Domain API

A REST API for buying, transferring, and managing domain names programmatically. The registrar's automation layer for resellers and SaaS apps.

A Domain API is a REST (or sometimes XML-over-HTTP) API exposed by a registrar that lets you register, renew, transfer, and manage domain names programmatically. Built primarily for resellers and SaaS apps that need to issue domains as part of their product flow.
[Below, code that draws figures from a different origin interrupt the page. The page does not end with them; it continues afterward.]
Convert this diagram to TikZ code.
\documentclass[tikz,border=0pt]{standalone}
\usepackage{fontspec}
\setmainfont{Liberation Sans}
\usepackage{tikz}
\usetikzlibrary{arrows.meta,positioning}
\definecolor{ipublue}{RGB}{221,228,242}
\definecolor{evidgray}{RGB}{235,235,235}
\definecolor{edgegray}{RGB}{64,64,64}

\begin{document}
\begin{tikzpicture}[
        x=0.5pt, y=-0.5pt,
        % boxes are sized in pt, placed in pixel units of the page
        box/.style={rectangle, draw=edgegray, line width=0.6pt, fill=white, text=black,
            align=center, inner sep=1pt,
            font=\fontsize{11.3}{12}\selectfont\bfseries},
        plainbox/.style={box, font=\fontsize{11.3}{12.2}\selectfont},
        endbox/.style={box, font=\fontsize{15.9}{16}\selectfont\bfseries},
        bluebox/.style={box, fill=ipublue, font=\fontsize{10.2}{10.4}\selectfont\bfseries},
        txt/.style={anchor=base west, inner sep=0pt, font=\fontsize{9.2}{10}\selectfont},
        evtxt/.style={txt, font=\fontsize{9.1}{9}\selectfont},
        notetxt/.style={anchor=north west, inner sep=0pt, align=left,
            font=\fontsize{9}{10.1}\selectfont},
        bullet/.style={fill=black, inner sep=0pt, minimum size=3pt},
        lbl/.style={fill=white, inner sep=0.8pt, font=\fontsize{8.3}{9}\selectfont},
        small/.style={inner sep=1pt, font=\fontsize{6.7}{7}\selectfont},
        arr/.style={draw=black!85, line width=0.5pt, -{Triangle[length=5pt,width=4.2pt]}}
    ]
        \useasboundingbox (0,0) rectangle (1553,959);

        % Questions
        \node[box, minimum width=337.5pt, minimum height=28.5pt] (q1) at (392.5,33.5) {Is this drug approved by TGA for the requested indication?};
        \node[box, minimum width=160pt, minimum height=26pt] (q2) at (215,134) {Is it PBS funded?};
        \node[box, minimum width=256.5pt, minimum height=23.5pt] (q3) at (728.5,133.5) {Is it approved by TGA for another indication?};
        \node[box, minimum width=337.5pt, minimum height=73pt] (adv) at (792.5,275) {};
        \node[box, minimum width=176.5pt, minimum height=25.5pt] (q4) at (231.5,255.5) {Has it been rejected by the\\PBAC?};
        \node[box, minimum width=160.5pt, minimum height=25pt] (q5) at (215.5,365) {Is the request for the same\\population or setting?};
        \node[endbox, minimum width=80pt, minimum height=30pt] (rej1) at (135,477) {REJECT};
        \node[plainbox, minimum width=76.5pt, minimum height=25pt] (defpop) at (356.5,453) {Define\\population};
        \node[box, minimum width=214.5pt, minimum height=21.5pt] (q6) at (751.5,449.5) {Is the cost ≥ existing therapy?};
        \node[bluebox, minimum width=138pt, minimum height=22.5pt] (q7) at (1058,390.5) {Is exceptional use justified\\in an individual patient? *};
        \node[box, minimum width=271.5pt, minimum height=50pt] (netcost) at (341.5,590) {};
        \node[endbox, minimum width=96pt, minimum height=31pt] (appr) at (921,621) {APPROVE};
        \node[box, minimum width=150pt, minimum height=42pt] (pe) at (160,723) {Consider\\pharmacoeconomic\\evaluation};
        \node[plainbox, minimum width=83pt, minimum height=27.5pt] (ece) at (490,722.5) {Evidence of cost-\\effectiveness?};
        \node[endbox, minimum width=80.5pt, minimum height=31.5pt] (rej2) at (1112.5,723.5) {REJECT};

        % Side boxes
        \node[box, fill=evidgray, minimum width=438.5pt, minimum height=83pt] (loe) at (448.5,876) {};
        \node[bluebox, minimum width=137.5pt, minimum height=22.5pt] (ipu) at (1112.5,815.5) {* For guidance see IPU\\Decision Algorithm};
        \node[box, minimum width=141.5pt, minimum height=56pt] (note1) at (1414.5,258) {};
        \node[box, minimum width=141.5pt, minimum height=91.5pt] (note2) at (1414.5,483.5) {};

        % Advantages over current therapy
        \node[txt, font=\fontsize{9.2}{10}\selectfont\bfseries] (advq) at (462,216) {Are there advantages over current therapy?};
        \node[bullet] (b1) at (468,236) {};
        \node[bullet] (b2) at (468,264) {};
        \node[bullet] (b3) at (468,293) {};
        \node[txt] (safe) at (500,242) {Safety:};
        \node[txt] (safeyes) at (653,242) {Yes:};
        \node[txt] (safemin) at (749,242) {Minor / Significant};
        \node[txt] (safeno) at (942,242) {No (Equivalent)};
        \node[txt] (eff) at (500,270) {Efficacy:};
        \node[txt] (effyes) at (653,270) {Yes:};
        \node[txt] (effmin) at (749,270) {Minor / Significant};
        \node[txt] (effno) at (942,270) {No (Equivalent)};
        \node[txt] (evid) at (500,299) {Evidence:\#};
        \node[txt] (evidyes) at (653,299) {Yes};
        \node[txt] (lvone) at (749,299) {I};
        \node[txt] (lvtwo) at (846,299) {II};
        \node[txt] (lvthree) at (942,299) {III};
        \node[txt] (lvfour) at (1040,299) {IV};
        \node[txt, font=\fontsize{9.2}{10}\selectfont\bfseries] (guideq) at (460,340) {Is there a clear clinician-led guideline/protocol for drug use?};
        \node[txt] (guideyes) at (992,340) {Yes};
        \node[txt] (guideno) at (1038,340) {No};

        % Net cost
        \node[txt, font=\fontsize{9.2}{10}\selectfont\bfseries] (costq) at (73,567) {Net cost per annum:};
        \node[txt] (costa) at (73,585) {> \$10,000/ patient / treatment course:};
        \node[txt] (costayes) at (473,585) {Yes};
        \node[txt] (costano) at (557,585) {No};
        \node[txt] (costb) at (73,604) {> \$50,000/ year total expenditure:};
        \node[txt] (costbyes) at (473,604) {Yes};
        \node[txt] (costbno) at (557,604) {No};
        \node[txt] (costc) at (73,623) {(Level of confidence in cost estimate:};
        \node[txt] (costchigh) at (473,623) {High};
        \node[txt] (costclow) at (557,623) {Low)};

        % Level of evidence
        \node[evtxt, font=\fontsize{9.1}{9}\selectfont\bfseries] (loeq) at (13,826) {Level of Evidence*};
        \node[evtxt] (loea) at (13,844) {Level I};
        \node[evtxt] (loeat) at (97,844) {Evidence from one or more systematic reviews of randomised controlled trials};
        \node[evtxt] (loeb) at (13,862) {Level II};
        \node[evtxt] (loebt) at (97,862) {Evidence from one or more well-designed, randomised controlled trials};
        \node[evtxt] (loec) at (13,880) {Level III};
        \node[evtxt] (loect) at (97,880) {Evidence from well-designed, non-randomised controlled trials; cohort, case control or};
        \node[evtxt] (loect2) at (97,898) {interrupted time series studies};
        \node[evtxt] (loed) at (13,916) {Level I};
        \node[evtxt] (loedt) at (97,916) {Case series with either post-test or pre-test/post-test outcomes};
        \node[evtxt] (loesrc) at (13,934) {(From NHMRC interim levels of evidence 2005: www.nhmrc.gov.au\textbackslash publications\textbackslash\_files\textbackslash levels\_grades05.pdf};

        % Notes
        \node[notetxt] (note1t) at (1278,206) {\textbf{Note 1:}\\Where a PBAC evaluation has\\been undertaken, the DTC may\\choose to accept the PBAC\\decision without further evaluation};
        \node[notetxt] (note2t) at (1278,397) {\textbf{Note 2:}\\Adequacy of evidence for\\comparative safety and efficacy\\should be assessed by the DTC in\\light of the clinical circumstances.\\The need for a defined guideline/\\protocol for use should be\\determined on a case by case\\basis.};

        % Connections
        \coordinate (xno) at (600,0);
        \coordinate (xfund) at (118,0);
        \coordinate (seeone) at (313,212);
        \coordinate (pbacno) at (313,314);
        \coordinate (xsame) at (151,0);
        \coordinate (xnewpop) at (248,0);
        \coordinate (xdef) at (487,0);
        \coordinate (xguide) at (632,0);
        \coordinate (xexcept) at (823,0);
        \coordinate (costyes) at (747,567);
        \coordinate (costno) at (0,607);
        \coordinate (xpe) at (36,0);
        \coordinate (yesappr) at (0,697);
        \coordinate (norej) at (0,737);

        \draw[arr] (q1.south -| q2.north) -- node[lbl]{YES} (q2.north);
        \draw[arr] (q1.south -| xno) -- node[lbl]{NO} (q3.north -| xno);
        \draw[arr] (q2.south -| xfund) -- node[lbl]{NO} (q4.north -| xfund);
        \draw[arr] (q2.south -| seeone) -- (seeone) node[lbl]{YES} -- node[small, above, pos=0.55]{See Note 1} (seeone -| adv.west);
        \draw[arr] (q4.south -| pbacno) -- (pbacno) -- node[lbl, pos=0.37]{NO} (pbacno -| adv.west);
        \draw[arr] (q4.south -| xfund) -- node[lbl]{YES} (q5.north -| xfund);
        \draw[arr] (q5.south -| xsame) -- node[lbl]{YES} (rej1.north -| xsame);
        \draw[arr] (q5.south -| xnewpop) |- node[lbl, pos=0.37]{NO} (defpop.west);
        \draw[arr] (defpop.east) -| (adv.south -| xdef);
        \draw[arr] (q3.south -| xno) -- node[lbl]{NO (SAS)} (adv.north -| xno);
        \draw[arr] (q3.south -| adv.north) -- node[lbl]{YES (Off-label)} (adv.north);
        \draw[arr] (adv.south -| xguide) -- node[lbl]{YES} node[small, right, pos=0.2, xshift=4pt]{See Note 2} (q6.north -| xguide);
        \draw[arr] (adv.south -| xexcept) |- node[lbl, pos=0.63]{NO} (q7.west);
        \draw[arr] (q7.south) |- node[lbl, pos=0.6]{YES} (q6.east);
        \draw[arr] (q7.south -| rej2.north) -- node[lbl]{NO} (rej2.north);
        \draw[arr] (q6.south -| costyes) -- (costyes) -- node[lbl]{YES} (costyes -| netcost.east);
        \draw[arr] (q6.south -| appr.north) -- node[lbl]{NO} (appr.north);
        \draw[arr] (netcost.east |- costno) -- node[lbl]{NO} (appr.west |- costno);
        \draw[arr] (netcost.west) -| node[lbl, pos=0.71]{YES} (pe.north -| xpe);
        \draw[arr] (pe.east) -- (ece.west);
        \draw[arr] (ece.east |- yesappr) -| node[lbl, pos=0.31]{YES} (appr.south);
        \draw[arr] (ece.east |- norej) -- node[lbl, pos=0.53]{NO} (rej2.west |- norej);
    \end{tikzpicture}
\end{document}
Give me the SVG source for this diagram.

Distinct from a DNS API, which manages records inside an existing zone. A domain API operates one layer up: it's about the registration itself.

What it covers

A typical domain API has endpoints for:

  • Availability check. Is example.com available?
  • Pricing lookup. What does example.io cost from this registrar?
  • Suggestions. Given "mybrand," suggest available alternatives.
  • Register. Buy a domain. POST registrant contact info and payment, get the domain registered.
  • Renew. Extend the registration.
  • Transfer in. Initiate a transfer from another registrar (requires auth code).
  • Transfer out. Generate an auth code so the user can transfer away.
  • List domains. Inventory of what's in your account.
  • Set nameservers. Point the domain at a DNS host.
  • Update contacts. Change registrant/admin/tech contact info.
  • Lock/unlock. Toggle the registrar-lock status.
  • Privacy on/off. Toggle WHOIS privacy.

Which APIs exist

  • Namecheap. XML-over-GET. Free dev sandbox, simple auth, decent docs. The hobby-friendly choice.
  • GoDaddy. REST/JSON. Good docs, decent API, requires reseller agreement for production volume.
  • Cloudflare. REST/JSON. Modern, well-documented. Limited TLD coverage compared to bigger registrars.
  • Porkbun. REST/JSON. Small, cheap, founder-run. Cleanest API for new builds.
  • Dynadot. XML and JSON. Massive TLD coverage including obscure ccTLDs.
  • Enom, OpenSRS, Tucows. Wholesale-only via reseller programs. Heavy onboarding.

Picking one

Three trade-offs:

  1. TLD coverage. If you need to offer .fr, .de, .cn, you need a registrar with local-presence options. Most boutique registrars don't have them.
  2. Margin. Wholesale price vs your retail price. Big registrars (Enom, Namecheap reseller) have better margins; small ones (Porkbun) have thinner.
  3. Onboarding friction. Cloudflare and Porkbun: sign up, get an API key, go. Enom and Tucows: contracts, paperwork, deposits, weeks of back-and-forth.

For an MVP, integrate Namecheap or Porkbun. Add a second registrar (for TLD coverage and failover) only after the first generates revenue worth the work.

In a custom-domain SaaS

A domain API is the back end of a "buy a domain in our app" flow. Separate from DNS management. After registration:

  • Set the domain's nameservers to your DNS service (or the customer's preferred DNS host).
  • Trigger the DNS template application to add records pointing at your platform.
  • Hand off to your DNS API for ongoing record changes.

If your platform offers domain registration, build the registrar abstraction (interface, multiple implementations) from day one. Customer domain workflows benefit from being registrar-agnostic later.